# Given exercise:
With all pictures omitted, return verbatim the lines from the beginning of the records below through the line containing "const curves = [type1, type2, type3, type4, type5];".

# Data to process:
[start]
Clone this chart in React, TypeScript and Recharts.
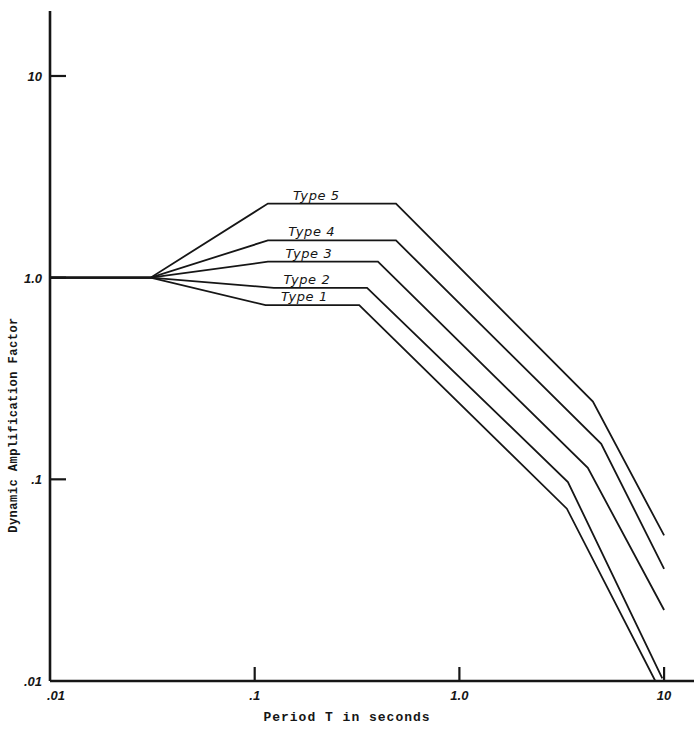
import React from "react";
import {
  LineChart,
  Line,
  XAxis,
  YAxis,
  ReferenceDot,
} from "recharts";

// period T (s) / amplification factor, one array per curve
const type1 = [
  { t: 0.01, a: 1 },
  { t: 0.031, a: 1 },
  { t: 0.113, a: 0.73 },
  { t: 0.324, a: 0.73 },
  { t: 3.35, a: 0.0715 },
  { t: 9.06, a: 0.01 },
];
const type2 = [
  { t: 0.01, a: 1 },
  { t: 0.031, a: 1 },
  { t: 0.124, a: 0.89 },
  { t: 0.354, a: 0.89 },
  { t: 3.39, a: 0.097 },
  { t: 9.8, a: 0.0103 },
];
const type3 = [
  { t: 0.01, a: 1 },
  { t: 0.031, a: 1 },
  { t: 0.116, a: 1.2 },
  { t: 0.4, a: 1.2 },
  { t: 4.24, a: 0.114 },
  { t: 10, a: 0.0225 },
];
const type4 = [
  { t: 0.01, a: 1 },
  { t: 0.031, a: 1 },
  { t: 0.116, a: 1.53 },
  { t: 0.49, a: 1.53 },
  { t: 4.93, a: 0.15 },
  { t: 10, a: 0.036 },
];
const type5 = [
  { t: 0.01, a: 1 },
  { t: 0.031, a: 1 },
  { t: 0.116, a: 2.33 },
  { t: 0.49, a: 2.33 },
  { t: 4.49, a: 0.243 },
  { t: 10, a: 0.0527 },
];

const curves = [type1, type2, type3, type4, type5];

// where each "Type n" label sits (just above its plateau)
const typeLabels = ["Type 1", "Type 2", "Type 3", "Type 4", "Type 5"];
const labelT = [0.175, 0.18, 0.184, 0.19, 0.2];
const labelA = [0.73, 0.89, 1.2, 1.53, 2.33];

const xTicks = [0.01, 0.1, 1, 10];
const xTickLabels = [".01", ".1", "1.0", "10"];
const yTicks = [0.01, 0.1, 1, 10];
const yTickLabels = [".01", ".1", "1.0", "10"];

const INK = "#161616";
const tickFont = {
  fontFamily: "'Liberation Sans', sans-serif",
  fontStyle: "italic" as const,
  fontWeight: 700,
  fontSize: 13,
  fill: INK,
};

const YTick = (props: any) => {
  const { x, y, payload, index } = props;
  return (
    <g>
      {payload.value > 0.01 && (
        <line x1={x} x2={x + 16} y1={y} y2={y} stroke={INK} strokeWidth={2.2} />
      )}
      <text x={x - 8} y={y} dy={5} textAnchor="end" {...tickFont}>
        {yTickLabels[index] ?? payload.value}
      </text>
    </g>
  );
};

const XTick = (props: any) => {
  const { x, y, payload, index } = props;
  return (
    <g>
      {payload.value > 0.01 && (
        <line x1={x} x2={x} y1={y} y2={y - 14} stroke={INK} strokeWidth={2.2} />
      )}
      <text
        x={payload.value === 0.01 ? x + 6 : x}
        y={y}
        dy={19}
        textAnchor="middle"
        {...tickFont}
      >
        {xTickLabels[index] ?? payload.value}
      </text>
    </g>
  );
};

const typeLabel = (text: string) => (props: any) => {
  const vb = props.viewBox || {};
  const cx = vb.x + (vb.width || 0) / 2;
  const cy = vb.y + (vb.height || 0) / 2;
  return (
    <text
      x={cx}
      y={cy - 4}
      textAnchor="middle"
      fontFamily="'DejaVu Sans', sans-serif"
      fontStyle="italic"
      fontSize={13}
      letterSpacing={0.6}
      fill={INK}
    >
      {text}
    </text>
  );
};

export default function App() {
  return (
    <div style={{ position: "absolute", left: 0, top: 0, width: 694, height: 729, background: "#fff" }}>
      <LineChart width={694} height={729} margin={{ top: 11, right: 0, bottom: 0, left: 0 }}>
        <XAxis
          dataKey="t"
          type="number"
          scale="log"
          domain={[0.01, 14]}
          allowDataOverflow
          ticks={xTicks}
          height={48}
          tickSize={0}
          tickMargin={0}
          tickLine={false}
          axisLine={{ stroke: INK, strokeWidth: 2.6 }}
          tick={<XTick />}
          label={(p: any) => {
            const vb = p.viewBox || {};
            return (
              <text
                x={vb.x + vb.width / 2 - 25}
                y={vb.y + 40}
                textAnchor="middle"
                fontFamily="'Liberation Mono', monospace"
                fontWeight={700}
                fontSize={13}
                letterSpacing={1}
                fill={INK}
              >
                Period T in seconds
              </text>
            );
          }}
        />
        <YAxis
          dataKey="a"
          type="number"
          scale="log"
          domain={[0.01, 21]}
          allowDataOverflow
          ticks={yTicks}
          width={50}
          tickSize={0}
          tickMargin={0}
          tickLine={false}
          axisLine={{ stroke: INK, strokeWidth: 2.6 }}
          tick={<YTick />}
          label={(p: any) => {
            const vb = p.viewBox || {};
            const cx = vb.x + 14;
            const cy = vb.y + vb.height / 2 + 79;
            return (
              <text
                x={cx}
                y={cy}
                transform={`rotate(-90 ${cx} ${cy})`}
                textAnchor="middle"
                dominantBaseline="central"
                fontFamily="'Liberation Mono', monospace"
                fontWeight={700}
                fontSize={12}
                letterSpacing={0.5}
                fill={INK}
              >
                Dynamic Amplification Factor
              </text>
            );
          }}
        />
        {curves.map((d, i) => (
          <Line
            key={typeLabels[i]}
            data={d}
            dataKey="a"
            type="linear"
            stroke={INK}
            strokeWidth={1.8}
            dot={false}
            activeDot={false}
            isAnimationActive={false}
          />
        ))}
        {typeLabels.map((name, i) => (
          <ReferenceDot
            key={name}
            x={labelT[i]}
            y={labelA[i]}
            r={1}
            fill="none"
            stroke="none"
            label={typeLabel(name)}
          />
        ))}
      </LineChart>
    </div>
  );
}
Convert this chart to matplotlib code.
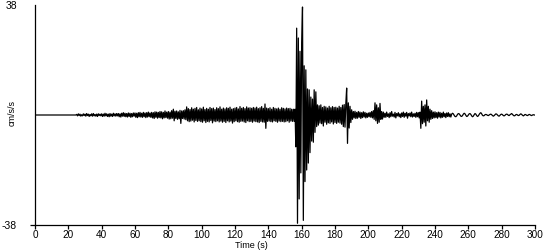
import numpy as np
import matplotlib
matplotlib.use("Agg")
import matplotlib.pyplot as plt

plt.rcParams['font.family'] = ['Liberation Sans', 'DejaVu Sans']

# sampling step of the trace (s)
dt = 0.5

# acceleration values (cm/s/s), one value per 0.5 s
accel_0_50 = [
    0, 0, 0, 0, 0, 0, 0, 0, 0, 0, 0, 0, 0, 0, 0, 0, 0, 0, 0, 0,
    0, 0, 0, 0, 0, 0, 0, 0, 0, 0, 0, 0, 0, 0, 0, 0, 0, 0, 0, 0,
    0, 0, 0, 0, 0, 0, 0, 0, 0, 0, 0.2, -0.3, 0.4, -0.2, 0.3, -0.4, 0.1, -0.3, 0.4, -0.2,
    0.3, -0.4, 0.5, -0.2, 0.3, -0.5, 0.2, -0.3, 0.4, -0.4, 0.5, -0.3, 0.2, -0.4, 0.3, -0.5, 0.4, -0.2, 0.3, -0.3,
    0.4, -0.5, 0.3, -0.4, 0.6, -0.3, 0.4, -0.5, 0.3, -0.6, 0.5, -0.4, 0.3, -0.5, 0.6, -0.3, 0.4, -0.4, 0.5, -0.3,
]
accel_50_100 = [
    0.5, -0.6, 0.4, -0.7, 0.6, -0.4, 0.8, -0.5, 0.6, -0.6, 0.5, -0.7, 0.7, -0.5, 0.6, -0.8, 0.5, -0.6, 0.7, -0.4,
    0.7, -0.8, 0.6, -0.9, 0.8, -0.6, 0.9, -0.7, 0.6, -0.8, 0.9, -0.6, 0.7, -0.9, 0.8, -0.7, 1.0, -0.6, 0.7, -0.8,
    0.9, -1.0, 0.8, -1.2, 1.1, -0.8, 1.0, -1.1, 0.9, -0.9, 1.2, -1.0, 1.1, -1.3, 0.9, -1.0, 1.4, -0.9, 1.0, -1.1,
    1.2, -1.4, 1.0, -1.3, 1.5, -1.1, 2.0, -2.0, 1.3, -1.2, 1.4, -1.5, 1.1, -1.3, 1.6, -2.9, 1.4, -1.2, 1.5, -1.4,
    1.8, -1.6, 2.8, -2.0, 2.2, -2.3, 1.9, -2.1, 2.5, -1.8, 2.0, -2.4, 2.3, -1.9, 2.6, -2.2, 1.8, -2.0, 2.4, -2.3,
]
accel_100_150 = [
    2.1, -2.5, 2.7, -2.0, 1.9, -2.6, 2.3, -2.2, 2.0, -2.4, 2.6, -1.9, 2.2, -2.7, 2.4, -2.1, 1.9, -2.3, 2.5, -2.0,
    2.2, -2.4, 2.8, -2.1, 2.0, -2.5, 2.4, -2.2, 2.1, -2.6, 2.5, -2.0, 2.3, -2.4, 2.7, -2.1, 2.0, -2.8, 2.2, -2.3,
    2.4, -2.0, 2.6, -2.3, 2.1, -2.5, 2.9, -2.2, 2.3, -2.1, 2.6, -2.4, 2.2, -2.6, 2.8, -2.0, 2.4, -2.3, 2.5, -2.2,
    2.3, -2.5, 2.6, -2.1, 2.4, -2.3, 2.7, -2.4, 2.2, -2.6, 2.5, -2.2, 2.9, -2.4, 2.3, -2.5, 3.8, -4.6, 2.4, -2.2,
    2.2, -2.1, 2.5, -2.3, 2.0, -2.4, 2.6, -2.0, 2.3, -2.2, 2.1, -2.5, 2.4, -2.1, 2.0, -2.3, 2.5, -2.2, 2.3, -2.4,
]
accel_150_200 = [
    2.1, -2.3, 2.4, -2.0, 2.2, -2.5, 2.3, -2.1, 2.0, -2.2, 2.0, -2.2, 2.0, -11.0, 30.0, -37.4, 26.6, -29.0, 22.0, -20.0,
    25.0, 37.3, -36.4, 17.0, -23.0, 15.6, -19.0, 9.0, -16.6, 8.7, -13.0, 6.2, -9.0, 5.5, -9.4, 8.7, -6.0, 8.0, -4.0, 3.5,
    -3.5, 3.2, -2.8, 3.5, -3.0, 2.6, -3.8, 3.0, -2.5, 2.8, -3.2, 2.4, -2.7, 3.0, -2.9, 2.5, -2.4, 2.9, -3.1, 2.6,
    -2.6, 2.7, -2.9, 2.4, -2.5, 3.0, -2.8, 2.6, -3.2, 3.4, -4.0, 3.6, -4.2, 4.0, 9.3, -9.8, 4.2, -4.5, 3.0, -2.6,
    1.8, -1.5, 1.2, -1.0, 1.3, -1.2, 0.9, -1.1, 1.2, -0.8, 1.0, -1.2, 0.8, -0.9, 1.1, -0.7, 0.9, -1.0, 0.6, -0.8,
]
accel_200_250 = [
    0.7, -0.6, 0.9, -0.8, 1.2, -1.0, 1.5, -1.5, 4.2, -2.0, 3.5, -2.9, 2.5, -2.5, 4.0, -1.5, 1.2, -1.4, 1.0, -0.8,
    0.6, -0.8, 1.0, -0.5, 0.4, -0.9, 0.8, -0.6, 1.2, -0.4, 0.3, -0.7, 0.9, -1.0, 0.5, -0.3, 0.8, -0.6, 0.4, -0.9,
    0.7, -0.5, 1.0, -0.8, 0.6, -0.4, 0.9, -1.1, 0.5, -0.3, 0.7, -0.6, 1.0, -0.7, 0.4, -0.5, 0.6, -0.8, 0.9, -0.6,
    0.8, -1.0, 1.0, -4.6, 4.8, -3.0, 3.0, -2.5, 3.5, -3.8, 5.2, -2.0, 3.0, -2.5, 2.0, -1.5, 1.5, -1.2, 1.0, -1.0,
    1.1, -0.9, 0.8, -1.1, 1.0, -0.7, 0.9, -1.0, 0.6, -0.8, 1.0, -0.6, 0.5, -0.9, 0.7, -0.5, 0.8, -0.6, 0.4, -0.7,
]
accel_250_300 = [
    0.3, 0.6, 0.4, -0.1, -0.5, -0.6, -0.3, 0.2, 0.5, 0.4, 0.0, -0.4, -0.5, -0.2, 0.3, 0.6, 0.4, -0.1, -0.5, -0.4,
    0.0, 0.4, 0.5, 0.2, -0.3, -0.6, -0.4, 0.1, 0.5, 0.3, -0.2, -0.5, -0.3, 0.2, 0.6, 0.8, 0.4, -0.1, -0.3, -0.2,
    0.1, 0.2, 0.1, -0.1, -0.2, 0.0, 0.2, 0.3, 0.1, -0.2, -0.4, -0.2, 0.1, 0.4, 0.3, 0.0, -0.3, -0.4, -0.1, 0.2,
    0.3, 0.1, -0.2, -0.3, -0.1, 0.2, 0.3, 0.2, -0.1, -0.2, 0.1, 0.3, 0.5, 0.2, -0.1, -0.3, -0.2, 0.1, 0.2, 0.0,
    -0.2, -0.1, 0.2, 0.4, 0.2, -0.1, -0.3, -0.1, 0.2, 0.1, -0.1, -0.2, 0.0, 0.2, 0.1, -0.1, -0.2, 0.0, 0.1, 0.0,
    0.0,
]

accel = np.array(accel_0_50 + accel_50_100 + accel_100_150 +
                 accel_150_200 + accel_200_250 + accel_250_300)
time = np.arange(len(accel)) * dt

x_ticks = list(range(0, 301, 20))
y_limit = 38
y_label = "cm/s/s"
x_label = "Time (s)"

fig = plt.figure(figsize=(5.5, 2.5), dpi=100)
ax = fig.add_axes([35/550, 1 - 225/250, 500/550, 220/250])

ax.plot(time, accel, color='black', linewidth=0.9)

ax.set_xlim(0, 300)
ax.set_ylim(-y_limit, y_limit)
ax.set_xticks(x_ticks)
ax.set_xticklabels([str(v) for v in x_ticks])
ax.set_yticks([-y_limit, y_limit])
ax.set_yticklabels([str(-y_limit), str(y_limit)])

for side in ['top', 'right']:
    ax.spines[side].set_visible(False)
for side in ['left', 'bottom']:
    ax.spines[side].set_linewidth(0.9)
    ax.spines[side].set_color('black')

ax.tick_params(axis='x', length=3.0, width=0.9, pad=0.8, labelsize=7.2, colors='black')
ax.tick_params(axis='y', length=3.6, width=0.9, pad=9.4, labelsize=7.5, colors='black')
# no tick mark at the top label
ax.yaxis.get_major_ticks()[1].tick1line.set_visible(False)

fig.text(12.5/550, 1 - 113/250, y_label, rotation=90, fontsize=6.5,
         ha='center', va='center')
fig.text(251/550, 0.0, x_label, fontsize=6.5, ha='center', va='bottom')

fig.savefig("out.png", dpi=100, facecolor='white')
[end]
# The result:
Clone this chart in React, TypeScript and Recharts.
import React from "react";
import {
  LineChart,
  Line,
  XAxis,
  YAxis,
  ReferenceDot,
} from "recharts";

// period T (s) / amplification factor, one array per curve
const type1 = [
  { t: 0.01, a: 1 },
  { t: 0.031, a: 1 },
  { t: 0.113, a: 0.73 },
  { t: 0.324, a: 0.73 },
  { t: 3.35, a: 0.0715 },
  { t: 9.06, a: 0.01 },
];
const type2 = [
  { t: 0.01, a: 1 },
  { t: 0.031, a: 1 },
  { t: 0.124, a: 0.89 },
  { t: 0.354, a: 0.89 },
  { t: 3.39, a: 0.097 },
  { t: 9.8, a: 0.0103 },
];
const type3 = [
  { t: 0.01, a: 1 },
  { t: 0.031, a: 1 },
  { t: 0.116, a: 1.2 },
  { t: 0.4, a: 1.2 },
  { t: 4.24, a: 0.114 },
  { t: 10, a: 0.0225 },
];
const type4 = [
  { t: 0.01, a: 1 },
  { t: 0.031, a: 1 },
  { t: 0.116, a: 1.53 },
  { t: 0.49, a: 1.53 },
  { t: 4.93, a: 0.15 },
  { t: 10, a: 0.036 },
];
const type5 = [
  { t: 0.01, a: 1 },
  { t: 0.031, a: 1 },
  { t: 0.116, a: 2.33 },
  { t: 0.49, a: 2.33 },
  { t: 4.49, a: 0.243 },
  { t: 10, a: 0.0527 },
];

const curves = [type1, type2, type3, type4, type5];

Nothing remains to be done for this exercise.